Community Safety overview


Crime in England and Wales 2022/23

The latest publication from the Crime Survey for England and Wales (CSEW) for 12 months ending March 2023 reports that whilst overall crime has decreased, many types of crime have returned to pre-pandemic levels in England and Wales. The crime survey is only reported on at England and Wales level, so police recorded crime is used for the local authority picture.

Latest full year figures from the Home Office for 2022/23 on police recorded crime show that there were 130,378 crimes (excluding fraud) in the Lancashire-14 area. This represents a decrease of 6.1% (-8,475 crimes) in the Lancashire-14 area compared with 2021/22. This was lower than the increase seen in England and Wales (5%). Violence against the person accounts for 42% of all recorded crime in Lancashire-14, and has seen a decrease of 9% (-5,573 crimes) on the previous year. Whilst possession of weapons had the largest increase of 13% (1,654 crimes), it accounted for only 1% of all recorded crime in Lancashire-14. 

Data for Community Safety Partnerships areas shows that in the year ending March 2023 there were 90,195 recorded crimes (excluding fraud) in the Lancashire-12 area in the 12 months ending March 2023.  This was a 6.4% decrease,(-6,196 crimes) on the 12 months previous. When compared with pre-pandemic recorded crime (2019/20), there was a 10% decrease in recorded crime.

Blackpool at 160 offences per 1,000 population heads the table of districts within Lancashire-14. The borough has the fifth highest crime rate, second highest rate for violence against the person and sexual offences, of any Community Safety Partnership (CSP) in England and Wales. Numbers will be affected by the size of the resident population relative to the transient or visiting populations and may therefore over-represent the number of crimes relative to the real population of potential victims.

Preston is the only area that saw a rise in crime in 2022/23 in Lancashire, 11%, predominantly driven by Theft Offences. South Ribble saw a 30% reduction in crimes in 2022/23 compared with the 12 months previous.

Ribble Valley, has the lowest crime rate (38) of the 296 CSPs in England and Wales.

Please note, there have been changes both in categories recorded and in recording practice which have significantly impacted the figures. The crime data integrity re-inspection 2019 judged that Lancashire Constabulary has significantly improved its crime-recording arrangements since the 2017 inspection and is therefore recording more crime. Lancashire Constabulary moved to a new crime recording system in November 2018.

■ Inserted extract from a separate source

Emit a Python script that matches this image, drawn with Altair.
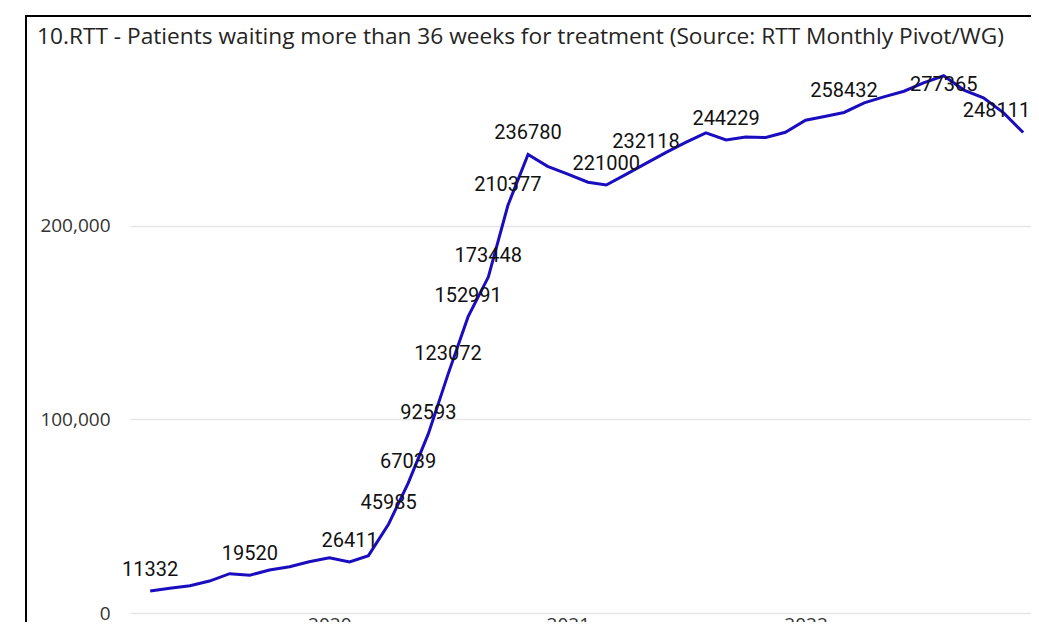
import altair as alt
import pandas as pd

title_text = "10.RTT - Patients waiting more than 36 weeks for treatment (Source: RTT Monthly Pivot/WG)"

months = [
    "2019-04", "2019-05", "2019-06", "2019-07", "2019-08", "2019-09", "2019-10", "2019-11", "2019-12",
    "2020-01", "2020-02", "2020-03", "2020-04", "2020-05", "2020-06", "2020-07", "2020-08", "2020-09",
    "2020-10", "2020-11", "2020-12",
    "2021-01", "2021-02", "2021-03", "2021-04", "2021-05", "2021-06", "2021-07", "2021-08", "2021-09",
    "2021-10", "2021-11", "2021-12",
    "2022-01", "2022-02", "2022-03", "2022-04", "2022-05", "2022-06", "2022-07", "2022-08", "2022-09",
    "2022-10", "2022-11", "2022-12",
]
values = [
    11332, 12800, 14100, 16500, 20300, 19520, 22200, 23900, 26500,
    28500, 26411, 29600, 45985, 67039, 92593, 123072, 152991, 173448,
    210377, 236780, 230600,
    226600, 222400, 221000, 226600, 232118, 237800, 243000, 247900, 244229,
    245800, 245500, 248200,
    254400, 256500, 258432, 263400, 266500, 269400, 273700, 277365, 270000,
    266000, 258200, 248111,
]
labelled_months = [
    "2019-04", "2019-09", "2020-02", "2020-04", "2020-05", "2020-06", "2020-07", "2020-08",
    "2020-09", "2020-10", "2020-11", "2021-03", "2021-05", "2021-09", "2022-03",
]
peak_labelled_month = "2022-08"
last_labelled_month = "2022-12"
year_ticks = [2020, 2021, 2022]
y_ticks = [0, 100000, 200000]

df = pd.DataFrame({"date": [m + "-01" for m in months], "value": values, "month": months})
df_lab = df[df["month"].isin(labelled_months)]
df_peak = df[df["month"] == peak_labelled_month]
df_last = df[df["month"] == last_labelled_month]

FONT = "Open Sans"
LINE_COLOR = "#1A0DBF"
LABEL_COLOR = "#111111"

x_scale = alt.Scale(
    type="utc",
    domain=[alt.DateTime(year=2019, month=3, date=1, utc=True),
            alt.DateTime(year=2022, month=12, date=13, utc=True)],
)
y_scale = alt.Scale(domain=[0, 285000], nice=False)

x_axis = alt.Axis(
    values=[alt.DateTime(year=y, month=1, date=1, utc=True) for y in year_ticks],
    format="%Y", formatType="utc", title=None, domain=False, ticks=False, grid=False,
    labelPadding=2, labelFont=FONT, labelFontSize=19, labelColor="#333333",
)
y_axis = alt.Axis(
    values=y_ticks, format=",.0f", title=None, domain=False, ticks=False,
    labelPadding=20, labelFont=FONT, labelFontSize=19, labelColor="#333333",
    gridColor="#E6E6E6", gridWidth=1.5,
)

line = alt.Chart(df).mark_line(color=LINE_COLOR, strokeWidth=3).encode(
    x=alt.X("date:T", scale=x_scale, axis=x_axis),
    y=alt.Y("value:Q", scale=y_scale, axis=y_axis),
)


def label_layer(data, **kw):
    return alt.Chart(data).mark_text(
        font="Roboto", fontSize=20, color=LABEL_COLOR, baseline="alphabetic", **kw
    ).encode(
        x=alt.X("date:T", scale=x_scale),
        y=alt.Y("value:Q", scale=y_scale),
        text=alt.Text("value:Q", format="d"),
    )


labels = label_layer(df_lab, align="center", dy=-15)
peak_label = label_layer(df_peak, align="center", dy=15)
last_label = label_layer(df_last, align="right", dx=7, dy=-15)

one = alt.Data(values=[{"a": 1}])
# card frame: a top bar and a left bar (filled thin rects)
frame_top = alt.Chart(one).mark_rect(color="#000000").encode(
    x=alt.value(-105), x2=alt.value(901), y=alt.value(-46), y2=alt.value(-44)
)
frame_left = alt.Chart(one).mark_rect(color="#000000").encode(
    x=alt.value(-105), x2=alt.value(-103), y=alt.value(-46), y2=alt.value(561)
)
title = alt.Chart(one).mark_text(
    align="left", baseline="alphabetic", font=FONT, fontSize=22.7, color="#252423", text=title_text
).encode(x=alt.value(-93), y=alt.value(-17))

chart = alt.layer(line, labels, peak_label, last_label, frame_top, frame_left, title).properties(
    width=901, height=552,
    padding={"left": 122, "top": 53, "right": 0, "bottom": 9},
    autosize=alt.AutoSizeParams(type="none"),
).configure_view(stroke=None)

chart.save("out.html", embed_options={"renderer": "svg", "actions": False})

The full report can be downloaded below.

Power BI reports visualising the recorded crime data are available to view on the dashboard page.

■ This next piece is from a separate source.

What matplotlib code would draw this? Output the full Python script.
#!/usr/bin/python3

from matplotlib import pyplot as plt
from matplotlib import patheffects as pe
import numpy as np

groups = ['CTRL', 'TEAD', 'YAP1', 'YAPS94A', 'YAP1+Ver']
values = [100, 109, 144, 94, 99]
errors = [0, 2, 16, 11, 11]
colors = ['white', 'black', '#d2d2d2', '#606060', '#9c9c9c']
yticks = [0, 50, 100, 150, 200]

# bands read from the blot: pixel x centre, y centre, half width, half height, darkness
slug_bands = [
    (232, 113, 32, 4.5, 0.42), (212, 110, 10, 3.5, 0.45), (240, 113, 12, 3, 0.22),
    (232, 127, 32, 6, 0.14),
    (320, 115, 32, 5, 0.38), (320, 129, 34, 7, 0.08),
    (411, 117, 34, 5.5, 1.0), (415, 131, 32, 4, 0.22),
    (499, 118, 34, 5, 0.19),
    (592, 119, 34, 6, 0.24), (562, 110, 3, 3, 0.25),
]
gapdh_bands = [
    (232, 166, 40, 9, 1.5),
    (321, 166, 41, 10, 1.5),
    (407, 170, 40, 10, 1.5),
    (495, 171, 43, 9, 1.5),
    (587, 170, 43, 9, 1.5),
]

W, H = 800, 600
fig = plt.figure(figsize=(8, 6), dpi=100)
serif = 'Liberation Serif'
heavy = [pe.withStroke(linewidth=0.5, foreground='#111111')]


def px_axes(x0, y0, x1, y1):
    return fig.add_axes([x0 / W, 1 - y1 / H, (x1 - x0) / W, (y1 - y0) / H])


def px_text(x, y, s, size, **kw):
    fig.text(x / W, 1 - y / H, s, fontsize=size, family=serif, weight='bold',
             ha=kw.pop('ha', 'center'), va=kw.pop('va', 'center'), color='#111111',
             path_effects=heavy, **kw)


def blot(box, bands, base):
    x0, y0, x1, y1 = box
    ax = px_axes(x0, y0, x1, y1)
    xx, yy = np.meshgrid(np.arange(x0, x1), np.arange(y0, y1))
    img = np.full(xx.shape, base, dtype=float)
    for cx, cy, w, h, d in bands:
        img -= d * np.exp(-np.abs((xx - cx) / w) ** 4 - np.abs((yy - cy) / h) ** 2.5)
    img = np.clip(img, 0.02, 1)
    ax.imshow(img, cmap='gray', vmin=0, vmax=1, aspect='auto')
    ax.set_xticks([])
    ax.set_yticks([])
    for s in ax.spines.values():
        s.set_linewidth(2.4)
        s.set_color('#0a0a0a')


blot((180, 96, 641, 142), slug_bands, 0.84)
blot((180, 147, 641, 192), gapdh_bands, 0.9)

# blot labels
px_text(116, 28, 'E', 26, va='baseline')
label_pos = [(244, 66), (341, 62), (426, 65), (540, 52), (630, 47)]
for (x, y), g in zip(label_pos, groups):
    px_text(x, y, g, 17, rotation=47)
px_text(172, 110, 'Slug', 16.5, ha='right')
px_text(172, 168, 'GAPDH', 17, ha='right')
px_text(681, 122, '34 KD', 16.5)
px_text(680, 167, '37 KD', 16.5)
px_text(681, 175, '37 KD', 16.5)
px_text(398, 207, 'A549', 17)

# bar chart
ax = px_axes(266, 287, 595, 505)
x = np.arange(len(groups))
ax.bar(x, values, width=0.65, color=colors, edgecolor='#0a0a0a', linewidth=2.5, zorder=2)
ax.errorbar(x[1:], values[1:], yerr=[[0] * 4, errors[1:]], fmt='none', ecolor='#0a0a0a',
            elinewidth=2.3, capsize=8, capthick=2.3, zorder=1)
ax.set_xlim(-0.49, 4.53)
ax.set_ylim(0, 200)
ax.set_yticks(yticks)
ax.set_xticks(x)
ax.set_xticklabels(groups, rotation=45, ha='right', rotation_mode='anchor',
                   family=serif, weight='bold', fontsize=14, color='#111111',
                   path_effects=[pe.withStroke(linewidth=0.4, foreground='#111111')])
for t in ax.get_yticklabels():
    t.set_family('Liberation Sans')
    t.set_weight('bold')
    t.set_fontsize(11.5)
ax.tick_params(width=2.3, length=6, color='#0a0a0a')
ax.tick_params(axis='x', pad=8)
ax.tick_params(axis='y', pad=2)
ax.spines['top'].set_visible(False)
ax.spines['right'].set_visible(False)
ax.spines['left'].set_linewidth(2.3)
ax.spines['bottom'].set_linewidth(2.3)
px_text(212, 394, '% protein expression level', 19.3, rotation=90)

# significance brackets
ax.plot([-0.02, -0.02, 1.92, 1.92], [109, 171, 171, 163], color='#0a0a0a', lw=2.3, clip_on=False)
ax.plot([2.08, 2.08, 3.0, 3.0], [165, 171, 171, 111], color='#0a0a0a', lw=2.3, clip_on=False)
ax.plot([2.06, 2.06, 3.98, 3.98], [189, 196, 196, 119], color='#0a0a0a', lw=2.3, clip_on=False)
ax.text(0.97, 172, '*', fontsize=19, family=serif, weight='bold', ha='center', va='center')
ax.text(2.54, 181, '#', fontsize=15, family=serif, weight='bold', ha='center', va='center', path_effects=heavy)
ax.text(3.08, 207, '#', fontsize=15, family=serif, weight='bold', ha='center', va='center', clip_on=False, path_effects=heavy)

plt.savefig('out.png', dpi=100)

Lancashire strategic assessment 2022-25

The 2022-2025 strategic assessment states: this assessment highlights some of the key issues and risks across Lancashire which affect the local communities. They require multi-agency engagement to improve safeguarding, reduce vulnerability, reduce crime and anti-social behaviour, and improve the well-being of our residents. 

When looking at crime in a different perspective – harm – and using the ONS Crime Severity Tool, these volume crimes account for 20% of harm across the county. Using the ONS Crime Severity Tool to look at the most harmful crime categories, gives a different picture to that mentioned above. The most harmful crime types include residential and commercial burglary, assaults, wounding, rape, robbery and sexual activity involving a child. These crimes account for 25% of the volume, but 68% of harm. Investigations into the most harmful crimes are also the most resource intensive, not just for the police, but for partners as well. The score for each partnership can be seen on page 7 of the community safety dashboard.

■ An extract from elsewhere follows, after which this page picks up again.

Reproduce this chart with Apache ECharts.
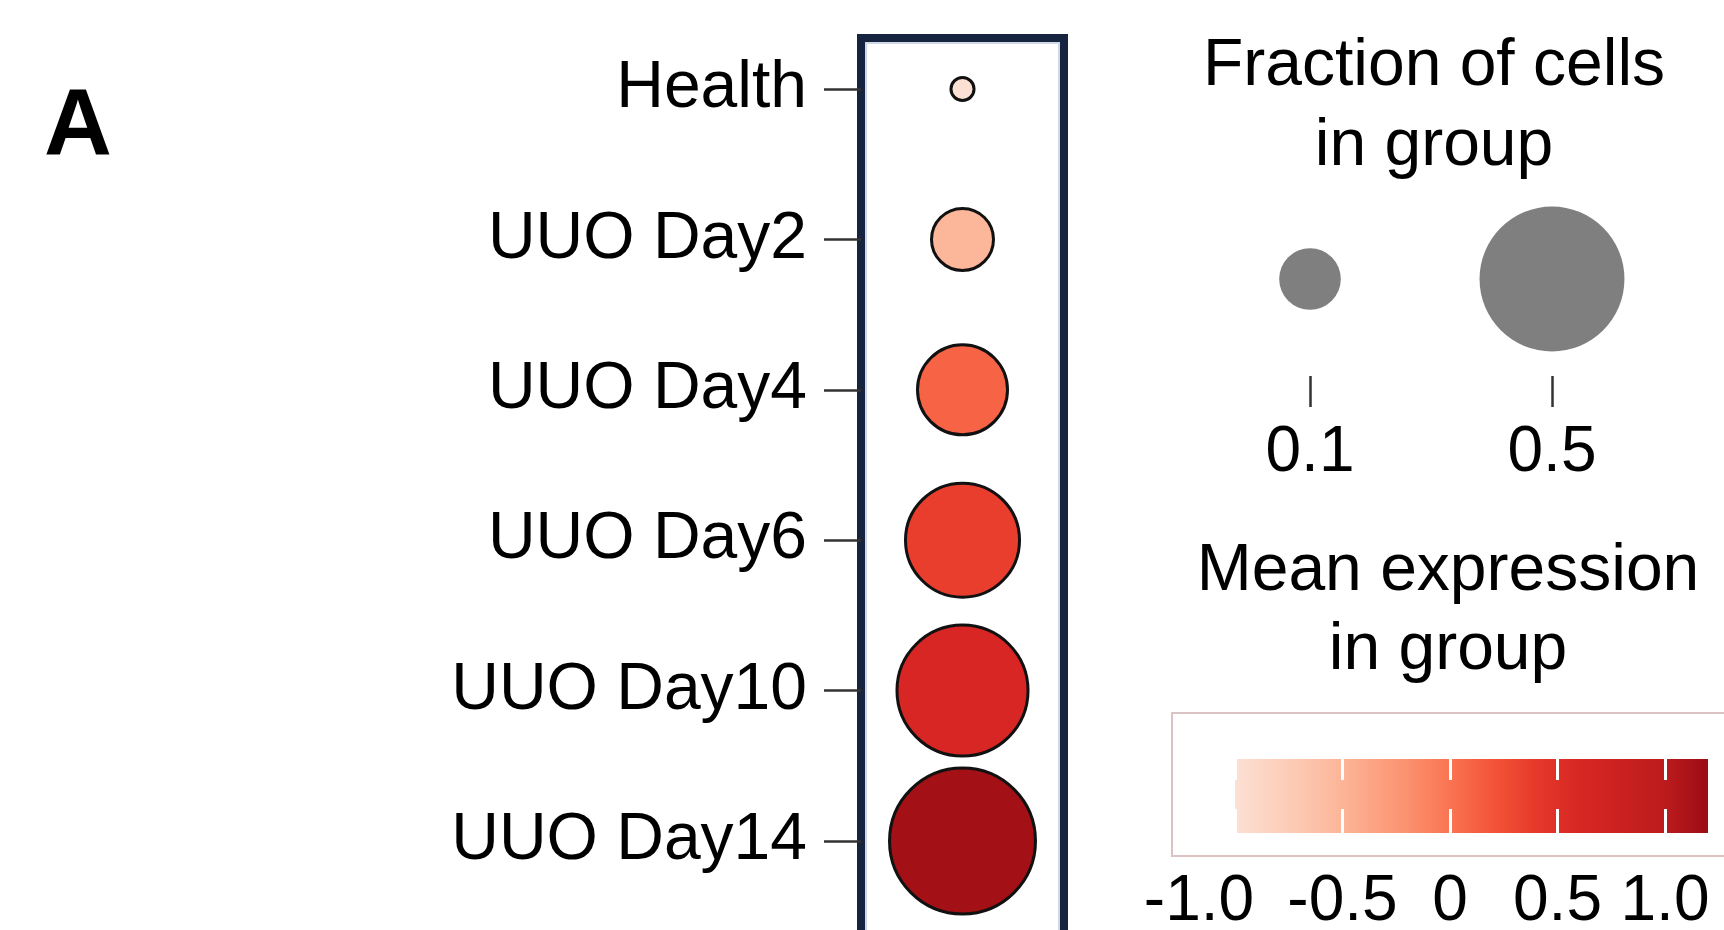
<!DOCTYPE html>
<html>
<head>
<meta charset="utf-8">
<title>Dot plot</title>
<script src="https://cdn.jsdelivr.net/npm/echarts@6/dist/echarts.min.js"></script>
<style>
  html, body { margin: 0; padding: 0; background: #ffffff; }
  #chart { width: 1724px; height: 930px; }
</style>
</head>
<body>
<div id="chart"></div>
<script>
// ---- data ----
const groups = ['Health', 'UUO Day2', 'UUO Day4', 'UUO Day6', 'UUO Day10', 'UUO Day14'];
const fractionInGroup = [0.024, 0.101, 0.200, 0.314, 0.411, 0.507];
const meanExpression = [-1.0, -0.52, 0.10, 0.36, 0.62, 1.15];

const sizeLegendFractions = [0.1, 0.5];
const sizeLegendLabels = ['0.1', '0.5'];

const colorRange = [-1.0, 1.2];
const colorTicks = [-1.0, -0.5, 0, 0.5, 1.0];
const colorTickLabels = ['-1.0', '-0.5', '0', '0.5', '1.0'];

// Reds-like palette, evenly spread across colorRange
const palette = ['#fde0d4', '#fcd0bc', '#fcbfa5', '#fca98a', '#fb916f', '#fa7452',
                 '#f35438', '#e6392b', '#d82723', '#ca2120', '#bc1b1d', '#9b0c14'];

// ---- helpers ----
const FONT = "'Liberation Sans', Arial, Helvetica, sans-serif";

// dot area grows linearly with the fraction of cells
function dotDiameter(frac) {
  return Math.sqrt(Math.max(43000 * frac - 500, 4));
}

const chart = echarts.init(document.getElementById('chart'), null, { renderer: 'canvas' });

const hiddenAxis = (gridIndex, extra) => Object.assign({
  gridIndex: gridIndex, type: 'value', show: false, min: 0, max: 1
}, extra || {});

const gridBase = { outerBoundsMode: 'none', containLabel: false };

const option = {
  backgroundColor: '#ffffff',
  animation: false,
  textStyle: { fontFamily: FONT },
  grid: [
    // 0: dark frame around the dots
    Object.assign({ left: 861, width: 203, top: 38, height: 1000, show: true, borderColor: '#17243f', borderWidth: 8, backgroundColor: 'transparent' }, gridBase),
    // 1: thin light line inside the frame
    Object.assign({ left: 866, width: 193, top: 43, height: 1000, show: true, borderColor: '#cfd8e6', borderWidth: 2, backgroundColor: 'transparent' }, gridBase),
    // 2: dot plot
    Object.assign({ left: 861, width: 203, top: 89, bottom: 89 }, gridBase),
    // 3: size legend
    Object.assign({ left: 1189, right: 51, top: 182, bottom: 554 }, gridBase),
    // 4: colorbar frame
    Object.assign({ left: 1172, width: 600, top: 713, bottom: 74, show: true, borderColor: '#dcc3c3', borderWidth: 2, backgroundColor: 'transparent' }, gridBase),
    // 5: colorbar
    Object.assign({ left: 1235, right: 16, top: 759, bottom: 97 }, gridBase)
  ],
  xAxis: [
    hiddenAxis(0),
    hiddenAxis(1),
    { gridIndex: 2, type: 'category', data: ['expr'], boundaryGap: true, show: false },
    {
      gridIndex: 3, type: 'category', data: sizeLegendLabels, boundaryGap: true, position: 'bottom',
      axisLine: { show: false },
      axisTick: { show: true, alignWithLabel: true, length: 31, lineStyle: { color: '#333333', width: 2.5 } },
      axisLabel: { fontSize: 64, color: '#000000', margin: 45, fontFamily: FONT },
      splitLine: { show: false }
    },
    hiddenAxis(4),
    {
      gridIndex: 5, type: 'value', position: 'bottom', min: colorRange[0], max: colorRange[1], interval: 0.5,
      z: 10,
      axisLine: { show: false },
      axisTick: { show: true, inside: true, length: 24, customValues: colorTicks, lineStyle: { color: '#ffffff', width: 3 } },
      axisLabel: {
        show: true, fontSize: 64, color: '#000000', margin: 37, fontFamily: FONT,
        customValues: colorTicks,
        formatter: function (v) {
          const i = colorTicks.findIndex(t => Math.abs(t - v) < 1e-9);
          if (i < 0) return '';
          // the lowest label sits a little to the left of its tick
          return i === 0 ? '{lo|' + colorTickLabels[i] + '}' : colorTickLabels[i];
        },
        rich: {
          lo: { fontSize: 64, fontFamily: FONT, color: '#000000', padding: [0, 72, 0, 0] }
        }
      },
      splitLine: { show: false }
    },
    {
      gridIndex: 5, type: 'value', position: 'top', min: colorRange[0], max: colorRange[1], interval: 0.5,
      z: 10,
      axisLine: { show: false },
      axisTick: { show: true, inside: true, length: 21, customValues: colorTicks, lineStyle: { color: '#ffffff', width: 3 } },
      axisLabel: { show: false },
      splitLine: { show: false }
    }
  ],
  yAxis: [
    hiddenAxis(0),
    hiddenAxis(1),
    {
      gridIndex: 2, type: 'category', data: groups, inverse: true, boundaryGap: false,
      axisLine: { show: false },
      axisTick: { show: true, length: 37, lineStyle: { color: '#333333', width: 2.5 } },
      axisLabel: { fontSize: 66, color: '#000000', margin: 54, fontFamily: FONT },
      splitLine: { show: false }
    },
    hiddenAxis(3, { min: 0, max: 2 }),
    hiddenAxis(4),
    hiddenAxis(5)
  ],
  visualMap: {
    type: 'continuous', show: false, seriesIndex: 0, dimension: 2,
    min: colorRange[0], max: colorRange[1],
    inRange: { color: palette }
  },
  series: [
    {
      name: 'dots', type: 'scatter', xAxisIndex: 2, yAxisIndex: 2,
      data: groups.map((g, i) => ['expr', g, meanExpression[i], fractionInGroup[i]]),
      symbol: 'circle',
      symbolSize: v => dotDiameter(v[3]),
      itemStyle: { borderColor: '#111111', borderWidth: 3, opacity: 1 },
      z: 5
    },
    {
      name: 'size legend', type: 'scatter', xAxisIndex: 3, yAxisIndex: 3,
      data: sizeLegendFractions.map((f, i) => [sizeLegendLabels[i], 1, f]),
      symbol: 'circle',
      symbolSize: v => dotDiameter(v[2]),
      itemStyle: { color: '#7f7f7f', opacity: 1 },
      z: 5
    },
    {
      name: 'colorbar', type: 'custom', xAxisIndex: 5, yAxisIndex: 5,
      data: [[colorRange[0], colorRange[1]]],
      renderItem: function (params, api) {
        const p0 = api.coord([api.value(0), 1]);
        const p1 = api.coord([api.value(1), 0]);
        const stops = palette.map((c, i) => ({ offset: i / (palette.length - 1), color: c }));
        return {
          type: 'rect',
          shape: { x: p0[0], y: p0[1], width: p1[0] - p0[0], height: p1[1] - p0[1] },
          style: { fill: new echarts.graphic.LinearGradient(0, 0, 1, 0, stops) }
        };
      },
      z: 2
    }
  ],
  graphic: [
    { type: 'text', x: 44, y: 129, style: { text: 'A', font: 'bold 94px ' + FONT, fill: '#000000', textAlign: 'left', verticalAlign: 'middle' } },
    { type: 'text', x: 1434, y: 67, style: { text: 'Fraction of cells', font: '66px ' + FONT, fill: '#000000', textAlign: 'center', verticalAlign: 'middle' } },
    { type: 'text', x: 1434, y: 147, style: { text: 'in group', font: '66px ' + FONT, fill: '#000000', textAlign: 'center', verticalAlign: 'middle' } },
    { type: 'text', x: 1448, y: 572, style: { text: 'Mean expression', font: '66px ' + FONT, fill: '#000000', textAlign: 'center', verticalAlign: 'middle' } },
    { type: 'text', x: 1448, y: 651, style: { text: 'in group', font: '66px ' + FONT, fill: '#000000', textAlign: 'center', verticalAlign: 'middle' } }
  ]
};

chart.setOption(option);
</script>
</body>
</html>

As part of the strategic process a Living in Lancashire survey was conducted, sending out 2,916 questionnaires to residents across Lancashire. There was a 68% (1,991) response rate with all community safety, crime and policing questions answered by respondents. Analysis of the results found the following highlights:

  • 85% of respondents felt safe in their local area – with the age group of 60 yrs+ feeling most safe (88%).
  • A lack of police presence (14%) was the most significant reason why respondents felt unsafe in their local area.
  • More than three-quarters of respondents felt that issues with violence, sexual exploitation and organised crime were not a big problem.
  • 38% of respondents felt that burglary, with half of respondents aged 25-44 years, was a problem.
  • 53% felt drug dealing was a problem in their area, with respondents aged 25-59 years having most concern.
  • Dangerous driving was seen as a big problem for 49% of respondents (increase from previous survey).
  • Less than half of respondents felt that the police and other local public services are dealing with crime and ASB successfully – this has been reducing in recent surveys.
  • Cleanliness of the streets (34%) and access to green areas (12%) were issues that had increased in dissatisfaction in local communities.